I would look at it the other way. To take my taxpayer dollars and provide an abortion to — to pay for abortion I disagree with is pretty extreme. So there’s two ways of looking at that.

Senator Herbert Kohl (D-Wisconsin) put it succinctly and directly when he said:

Your critics are concerned that your background will inappropriately
impact your decision-making. But, it is impossible for any of us to
remove ourselves from our life story with all of the twists and turns
that make us who we are.

As you have acknowledged, "My
experiences in life unquestionably shape my attitudes." And, I hope
that we on this Committee can appreciate and relate to ourselves what
you said next, "but I am cognizant enough that mine is not the only
experience." You will have an opportunity before this Committee to
assure us that your life experiences will impact but not overwhelm your
duty to follow the law and Constitution.

The sense of inevitabilty, however, pervades.  Senator Graham made one of the most honest statements of the day, when he said:

This is mostly about liberal and conservative politics more than anything else. 
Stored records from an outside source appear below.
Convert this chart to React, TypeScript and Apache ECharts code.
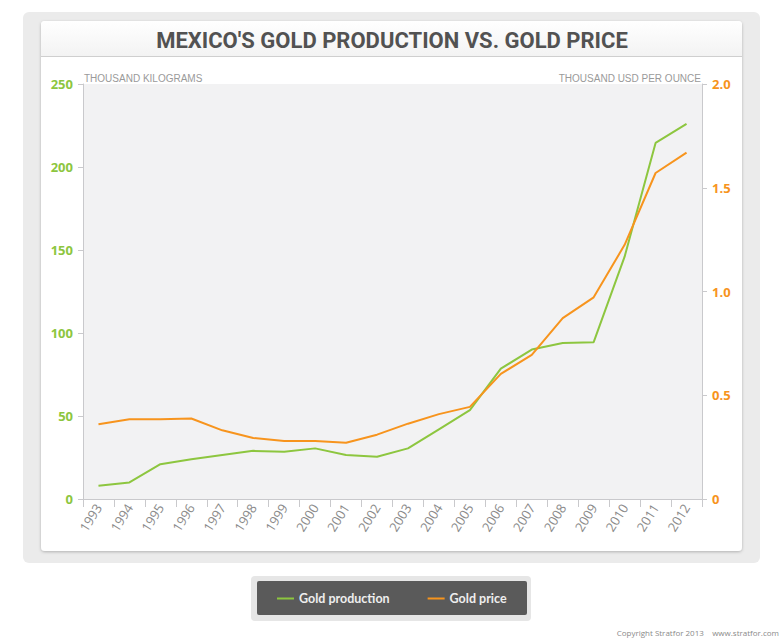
import React, { useEffect, useRef } from "react";
import * as echarts from "echarts";

const years = ["1993","1994","1995","1996","1997","1998","1999","2000","2001","2002","2003","2004","2005","2006","2007","2008","2009","2010","2011","2012"];
const goldProduction = [8, 10, 21, 24, 26.5, 29, 28.5, 30.5, 26.5, 25.5, 30.5, 42, 53.5, 78.5, 90, 94, 94.5, 146, 214.5, 226];
const goldPrice = [0.36, 0.384, 0.384, 0.388, 0.331, 0.294, 0.279, 0.279, 0.271, 0.31, 0.363, 0.409, 0.444, 0.603, 0.695, 0.872, 0.972, 1.225, 1.571, 1.669];
const leftTicks = { min: 0, max: 250, interval: 50 };
const rightTicks = { min: 0, max: 2, interval: 0.5 };

const GREEN = "#8dc63f";
const ORANGE = "#f7941d";
const AXIS = "#c9c9cc";

export default function App() {
  const ref = useRef<HTMLDivElement>(null);
  useEffect(() => {
    if (!ref.current) return;
    const chart = echarts.init(ref.current, undefined, { renderer: "svg" });
    chart.setOption({
      animation: false,
      backgroundColor: "#ffffff",
      graphic: [
        { type: "rect", z: -10, shape: { x: 23, y: 12, width: 737, height: 551, r: 6 }, style: { fill: "#ebebeb" } },
        { type: "rect", z: -9, shape: { x: 41, y: 21, width: 701, height: 530, r: 4 }, style: { fill: "#ffffff", shadowBlur: 3, shadowOffsetY: 1, shadowColor: "rgba(0,0,0,0.25)" } },
        { type: "rect", z: -8, shape: { x: 41, y: 21, width: 701, height: 35, r: [4, 4, 0, 0] }, style: { fill: new echarts.graphic.LinearGradient(0, 0, 0, 1, [{ offset: 0, color: "#ffffff" }, { offset: 1, color: "#f3f3f3" }]) } },
        { type: "line", z: -7, shape: { x1: 41, y1: 56.5, x2: 742, y2: 56.5 }, style: { stroke: "#cfcfcf", lineWidth: 1 } },
        { type: "text", z: 5, x: 392, y: 40, style: { text: "MEXICO'S GOLD PRODUCTION VS. GOLD PRICE", fill: "#525252", font: "bold 22px 'Roboto', sans-serif", align: "center", verticalAlign: "middle" } },
        { type: "text", z: 5, x: 84, y: 78, style: { text: "THOUSAND KILOGRAMS", fill: "#9a9a9a", font: "10px 'Liberation Sans', sans-serif", align: "left", verticalAlign: "middle" } },
        { type: "text", z: 5, x: 701, y: 78, style: { text: "THOUSAND USD PER OUNCE", fill: "#9a9a9a", font: "10px 'Liberation Sans', sans-serif", align: "right", verticalAlign: "middle" } },
        { type: "rect", z: -10, shape: { x: 251, y: 576, width: 280, height: 45, r: 4 }, style: { fill: "#e6e6e6" } },
        { type: "rect", z: -9, shape: { x: 257, y: 581, width: 270, height: 34, r: 2 }, style: { fill: "#5a5a5a" } },
        { type: "text", z: 5, x: 779, y: 632, style: { text: "Copyright Stratfor 2013    www.stratfor.com", fill: "#8a8a8a", font: "8px 'Open Sans', sans-serif", align: "right", verticalAlign: "middle" } },
      ],
      grid: { left: 83, right: 82, top: 84, bottom: 140, show: true, backgroundColor: "#f2f2f3", borderWidth: 0, containLabel: false },
      legend: {
        left: 272, top: 587,
        itemWidth: 17, itemHeight: 2, itemGap: 38,
        icon: "rect",
        textStyle: { color: "#eeeeee", fontWeight: "bold", fontSize: 12.5, fontFamily: "Lato, sans-serif" },
        data: ["Gold production", "Gold price"],
      },
      xAxis: {
        type: "category",
        data: years,
        boundaryGap: true,
        axisLine: { show: true, lineStyle: { color: AXIS } },
        axisTick: { show: true, length: 8, lineStyle: { color: AXIS } },
        axisLabel: { rotate: 58, color: "#8a8a8a", fontSize: 13, margin: 6, fontFamily: "'Open Sans', sans-serif" },
        splitLine: { show: false },
      },
      yAxis: [
        {
          type: "value", ...leftTicks, position: "left",
          axisLine: { show: true, lineStyle: { color: AXIS } },
          axisTick: { show: true, length: 5, lineStyle: { color: AXIS } },
          axisLabel: { color: GREEN, fontSize: 13, fontWeight: "bold", margin: 10, fontFamily: "'Open Sans', sans-serif" },
          splitLine: { show: false },
        },
        {
          type: "value", ...rightTicks, position: "right",
          axisLine: { show: true, lineStyle: { color: AXIS } },
          axisTick: { show: true, length: 5, lineStyle: { color: AXIS } },
          axisLabel: { color: ORANGE, fontSize: 13, fontWeight: "bold", margin: 10, fontFamily: "'Open Sans', sans-serif", formatter: (v: number) => (v === 0 ? "0" : v.toFixed(1)) },
          splitLine: { show: false },
        },
      ],
      series: [
        { name: "Gold production", type: "line", yAxisIndex: 0, data: goldProduction, symbol: "none", lineStyle: { color: GREEN, width: 2 }, itemStyle: { color: GREEN } },
        { name: "Gold price", type: "line", yAxisIndex: 1, data: goldPrice, symbol: "none", lineStyle: { color: ORANGE, width: 2 }, itemStyle: { color: ORANGE } },
      ],
    });
    return () => chart.dispose();
  }, []);
  return <div ref={ref} style={{ position: "absolute", left: 0, top: 0, width: 784, height: 639 }} />;
}
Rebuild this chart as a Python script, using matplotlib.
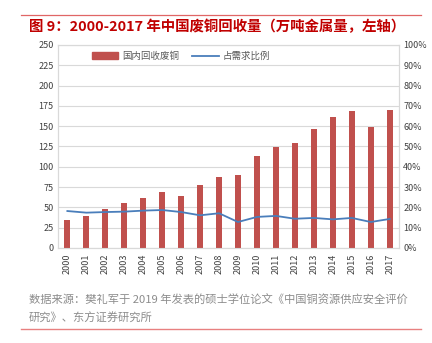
import numpy as np
import matplotlib.pyplot as plt
from matplotlib.lines import Line2D

plt.rcParams['font.family'] = ['Noto Sans CJK SC', 'DejaVu Sans']

years = [str(y) for y in range(2000, 2018)]
recycled = [35, 40, 48, 55, 62, 68.5, 64.5, 78, 88, 89.5, 113, 124.5, 129, 146.5, 161, 169, 148.5, 170]
share = [18.2, 17.4, 17.7, 17.9, 18.4, 18.7, 17.7, 16.1, 17.1, 12.8, 15.3, 15.8, 14.4, 14.8, 14.1, 14.8, 12.8, 14.3]

bar_color = '#C0504D'
line_color = '#4A7EBB'
grid_color = '#D9D9D9'
tick_color = '#404040'

fig = plt.figure(figsize=(4.32, 3.43), dpi=100)
ax = fig.add_axes([0.134, 0.277, 0.790, 0.592])
ax2 = ax.twinx()

x = np.arange(len(years))
ax.bar(x, recycled, width=0.32, color=bar_color, zorder=3, label='国内回收废铜')
ax2.plot(x, share, color=line_color, lw=1.3, zorder=4, label='占需求比例')

ax.set_xlim(-0.5, len(years) - 0.5)
ax.set_ylim(0, 250)
ax.set_yticks(range(0, 251, 25))
ax2.set_ylim(0, 100)
ax2.set_yticks(range(0, 101, 10))
ax2.set_yticklabels([f'{v}%' for v in range(0, 101, 10)])

ax.set_xticks(x)
ax.set_xticklabels(years, rotation=90)
ax.yaxis.grid(True, color=grid_color, lw=0.8, zorder=0)
ax.set_axisbelow(True)

for a in (ax, ax2):
    a.tick_params(length=0, labelsize=6.5, colors=tick_color, pad=3)
    for s in a.spines.values():
        s.set_color(grid_color)
        s.set_linewidth(0.8)
ax.tick_params(axis='x', pad=4)

handles = [plt.Rectangle((0, 0), 1, 1, color=bar_color),
           Line2D([0], [0], color=line_color, lw=1.3)]
leg = ax.legend(handles, ['国内回收废铜', '占需求比例'], loc='upper left',
                bbox_to_anchor=(0.075, 1.01), ncol=2, frameon=False, fontsize=6.8,
                handlelength=2.8, handleheight=0.7, handletextpad=0.4,
                columnspacing=1.4)
for t in leg.get_texts():
    t.set_color('#595959')

fig.add_artist(Line2D([0.048, 0.975], [1 - 15 / 343] * 2, color='#E06666', lw=0.9))
fig.text(0.067, 1 - 27 / 343, '图 9：2000-2017 年中国废铜回收量（万吨金属量，左轴）',
         color='#C00000', fontsize=10.4, fontweight='bold', va='center', ha='left')

fig.text(0.067, 1 - 300 / 343, '数据来源：樊礼军于 2019 年发表的硕士学位论文《中国铜资源供应安全评价',
         color='#8C8C8C', fontsize=8.1, va='center', ha='left')
fig.text(0.067, 1 - 318 / 343, '研究》、东方证券研究所',
         color='#8C8C8C', fontsize=8.1, va='center', ha='left')
fig.add_artist(Line2D([0.048, 0.975], [1 - 329 / 343] * 2, color='#E88080', lw=1.0))

fig.savefig('out.png', dpi=100)
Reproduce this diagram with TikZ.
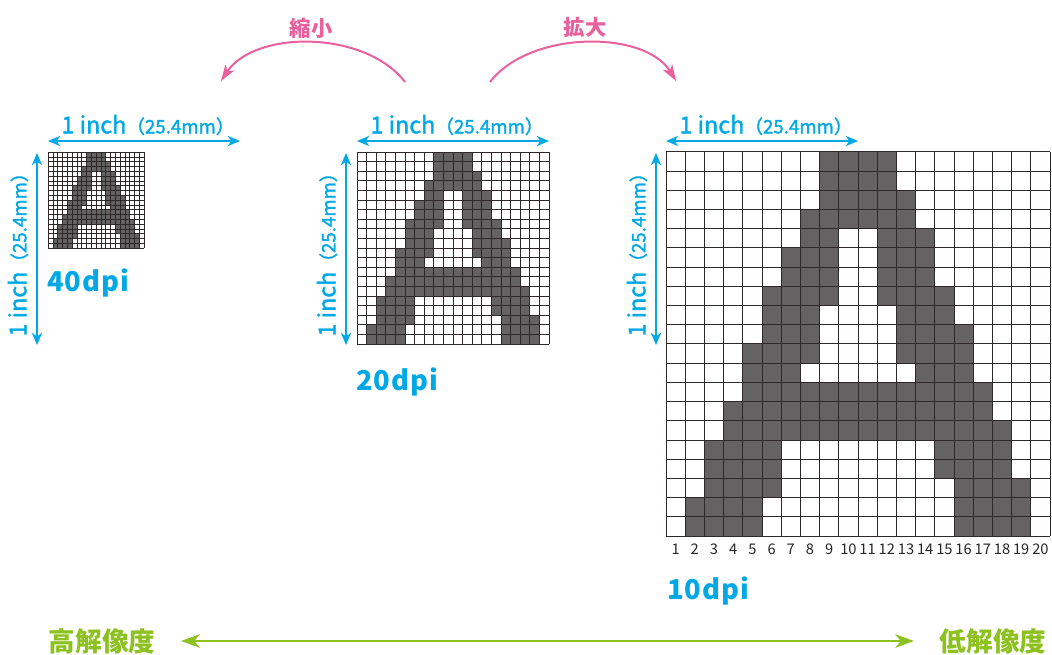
\documentclass[tikz,border=0pt]{standalone}
\usepackage{fontspec}
\setmainfont{Noto Sans CJK JP}
\newfontfamily\dpifont[LetterSpace=4]{Noto Sans CJK JP}
\newfontfamily\dimfont[FakeBold=1.5]{Noto Sans CJK JP}
\usetikzlibrary{arrows.meta}

\definecolor{dimcyan}{HTML}{00A8E6}
\definecolor{zoompink}{HTML}{E9609D}
\definecolor{resgreen}{HTML}{8CC11F}
\definecolor{pixgray}{HTML}{656263}
\definecolor{gridink}{HTML}{2E2828}

\tikzset{
	dimarrow/.style={dimcyan, line width=1.6pt, {Stealth[length=9pt,width=7.5pt,inset=2.5pt]}-{Stealth[length=9pt,width=7.5pt,inset=2.5pt]}},
	dimlabel/.style={text=dimcyan, inner sep=0pt, font=\dimfont\fontsize{17.5}{17.5}\selectfont},
	dpilabel/.style={text=dimcyan, inner sep=0pt, anchor=west, font=\dpifont\bfseries\fontsize{20.5}{20.5}\selectfont},
	colnum/.style={inner sep=0pt, text=black!85, font=\fontsize{11}{11}\selectfont},
	zoomarrow/.style={zoompink, line width=1.5pt, -{Stealth[length=12pt,width=8pt,inset=3pt]}},
	zoomlabel/.style={text=zoompink, inner sep=0pt, font=\bfseries\fontsize{16}{16}\selectfont},
	resarrow/.style={resgreen, line width=2pt, {Stealth[length=14pt,width=10pt,inset=4pt]}-{Stealth[length=14pt,width=10pt,inset=4pt]}},
	reslabel/.style={text=resgreen, inner sep=2pt, font=\bfseries\fontsize{20}{20}\selectfont}
}

% one 20x20 bitmap of the letter: #1 origin, #2 cell size, #3 line width
\newcommand{\pixgrid}[3]{%
	\begin{scope}[shift={#1}, scale=#2]
		% dark pixels, row/first column/last column
		\foreach \row/\cola/\colb in {1/9/12, 2/9/12, 3/9/13, 4/8/13,
			5/8/9, 5/12/14, 6/7/9, 6/12/14, 7/7/9, 7/12/14,
			8/6/9, 8/12/15, 9/6/8, 9/13/15, 10/6/8, 10/13/16,
			11/5/8, 11/13/16, 12/5/7, 12/14/16, 13/5/17, 14/4/17, 15/4/18,
			16/3/6, 16/15/18, 17/3/6, 17/15/18, 18/3/6, 18/16/19,
			19/2/5, 19/16/19, 20/2/5, 20/16/19}
		{
			\fill[pixgray] (\cola-1,\row-1) rectangle (\colb,\row);
		}
		% grid lines
		\foreach \i in {0,...,20}
		{
			\draw[gridink, line width=#3] (\i,0) -- (\i,20);
			\draw[gridink, line width=#3] (0,\i) -- (20,\i);
		}
	\end{scope}}

\begin{document}
\begin{tikzpicture}[x=0.75pt, y=-0.75pt]
	\useasboundingbox (0,0) rectangle (1052,655);
	
	% The three grids
	\pixgrid{(48,152)}{4.8}{0.35pt}
	\pixgrid{(357,152)}{9.6}{0.55pt}
	\pixgrid{(666,152)}{19.2}{0.75pt}
	
	% 1 inch dimensions
	\foreach \gx/\vx/\name in {48/37/s, 357/346/m, 666/656/l}
	{
		\coordinate (\name-hl) at (\gx,141);
		\coordinate (\name-hr) at (\gx+192,141);
		\coordinate (\name-vt) at (\vx,153);
		\coordinate (\name-vb) at (\vx,345);
		\draw[dimarrow] (\name-hl) -- (\name-hr);
		\draw[dimarrow] (\name-vb) -- (\name-vt);
		\node[dimlabel] (\name-htext) at (\gx+100,125) {1 inch{\fontsize{14}{14}\selectfont （25.4mm）}};
		\node[dimlabel, rotate=90] (\name-vtext) at (\vx-19,250) {1 inch{\fontsize{14}{14}\selectfont （25.4mm）}};
	}
	
	% Resolution labels
	\node[dpilabel] (dpi40) at (47,283) {40dpi};
	\node[dpilabel] (dpi20) at (356,382) {20dpi};
	\node[dpilabel] (dpi10) at (667,591) {10dpi};
	
	% Column numbers
	\foreach \c in {1,...,20}
	{
		\node[colnum] (col\c) at (666+19.2*\c-9.6,549) {\c};
	}
	
	% Shrink and enlarge
	\node[zoomlabel] (shrink) at (311,28) {縮小};
	\node[zoomlabel] (enlarge) at (585,27) {拡大};
	\coordinate (shrink-a) at (405,82);
	\coordinate (shrink-b) at (221,81);
	\coordinate (enlarge-a) at (490,82);
	\coordinate (enlarge-b) at (676,81);
	\draw[zoomarrow] (shrink-a) .. controls (365,30) and (255,30) .. (shrink-b);
	\draw[zoomarrow] (enlarge-a) .. controls (530,30) and (645,30) .. (enlarge-b);
	
	% High / low resolution
	\node[reslabel] (hires) at (102,641) {高解像度};
	\node[reslabel] (lores) at (993,641) {低解像度};
	\draw[resarrow, shorten <=17pt, shorten >=17pt] (hires.east) -- (lores.west);
	
\end{tikzpicture}
\end{document}
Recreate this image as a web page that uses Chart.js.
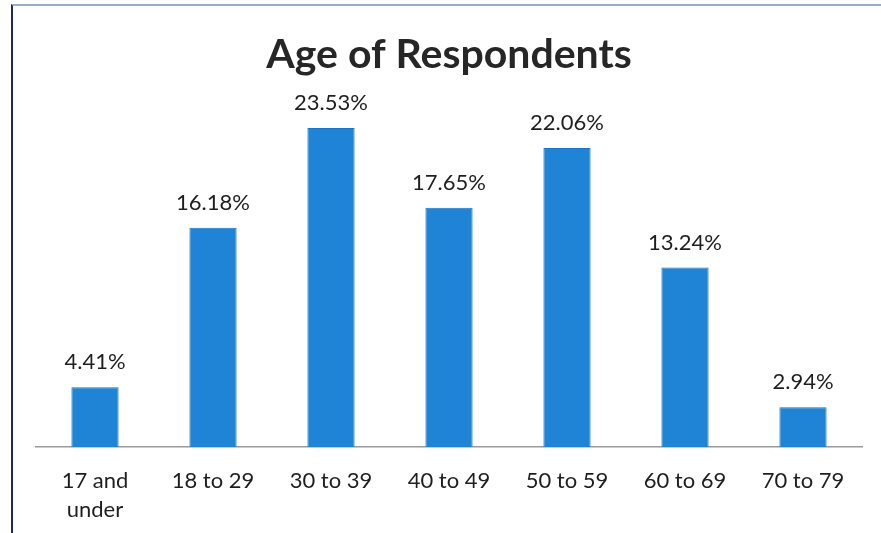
<!DOCTYPE html>
<html>
<head>
<meta charset="utf-8">
<script src="https://cdn.jsdelivr.net/npm/chart.js@4.4.1/dist/chart.umd.min.js"></script>
<style>
    html, body { margin: 0; padding: 0; background: #fff; }
    #wrap { position: relative; width: 881px; height: 533px; overflow: hidden; }
    #frame {
        position: absolute; left: 11px; top: 4px; width: 900px; height: 600px;
        border-left: 2px solid #1c2b52; border-top: 2px solid #9aaecb;
    }
    canvas { position: absolute; left: 0; top: 0; }
</style>
</head>
<body>
<div id="wrap">
    <div id="frame"></div>
    <canvas id="ageChart" width="881" height="533"></canvas>
</div>
<script>
//################# Chart data #################
const ageGroups = [['17 and', 'under'], '18 to 29', '30 to 39', '40 to 49', '50 to 59', '60 to 69', '70 to 79'];
const respondentShare = [4.41, 16.18, 23.53, 17.65, 22.06, 13.24, 2.94];
const chartTitle = 'Age of Respondents';

const fontFamily = 'Lato, "Open Sans", sans-serif';

// draws the percentage above every bar
const valueLabels = {
    id: 'valueLabels',
    afterDatasetsDraw(chart) {
        const ctx = chart.ctx;
        const meta = chart.getDatasetMeta(0);
        ctx.save();
        ctx.font = '22px ' + fontFamily;
        ctx.fillStyle = '#1e1e1e';
        ctx.textAlign = 'center';
        ctx.textBaseline = 'middle';
        meta.data.forEach((bar, i) => {
            ctx.fillText(respondentShare[i].toFixed(2) + '%', bar.x, bar.y - 25);
        });
        ctx.restore();
    }
};

const ageChart = new Chart(document.getElementById('ageChart'), {
    type: 'bar',
    data: {
        labels: ageGroups,
        datasets: [
            {
                label: 'Respondents',
                data: respondentShare,
                backgroundColor: '#1f83d6',
                borderColor: '#1a74c4',
                borderWidth: 1,
                barPercentage: 0.4,
                categoryPercentage: 1,
            },
        ],
    },
    options: {
        responsive: false,
        animation: false,
        layout: {
            padding: { left: 36, right: 19, top: 28, bottom: 6 },
        },
        plugins: {
            legend: { display: false },
            tooltip: { enabled: false },
            title: {
                display: true,
                text: chartTitle,
                color: '#262626',
                font: { family: fontFamily, size: 41, weight: 'bold' },
                padding: { top: 2, bottom: 29 },
            },
        },
        scales: {
            x: {
                grid: { display: false },
                border: { display: true, color: '#9a9a9a', width: 1.5 },
                ticks: {
                    color: '#1e1e1e',
                    font: { family: fontFamily, size: 22, lineHeight: 1.3 },
                    padding: 12,
                    maxRotation: 0,
                    autoSkip: false,
                },
                afterFit: (scale) => { scale.height = 80; },
            },
            y: {
                display: false,
                min: 0,
                max: 25,
            },
        },
    },
    plugins: [valueLabels],
});
</script>
</body>
</html>
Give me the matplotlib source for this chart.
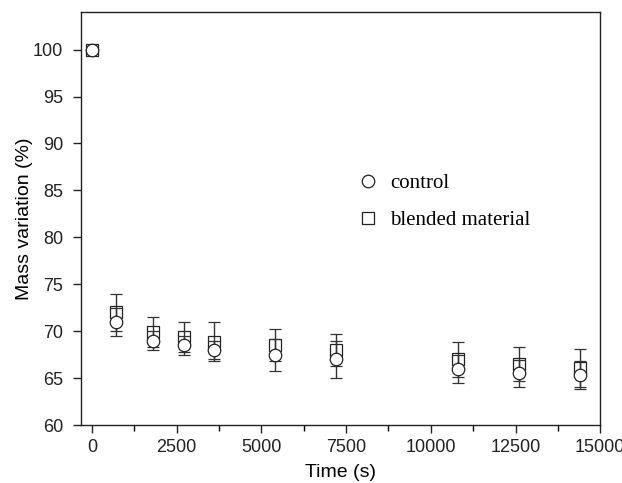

I don’t know how I’m going to vote, but my inclination is that elections matter.  [W]e lost, and President Obama won.  And that ought to matter.  It does to me. 

Nonetheless, outside the halls of the Senate, the debate was the furthest thing from respectful.  Rush Limbaugh, for example, called Sotomayor a racist, and the Washington Times changed the wording and intent of her remarks to strengthen their own call for the defeat of her nomination.

This political circus will likely continue: As the hearings begin today in earnest, the heat will certainly rise inside the Senate chambers with direct questioning of Sotomayor on her record and ongoing efforts by the extreme right to cause her to "melt down."  If her composure so far is any indication, that is highly unlikely.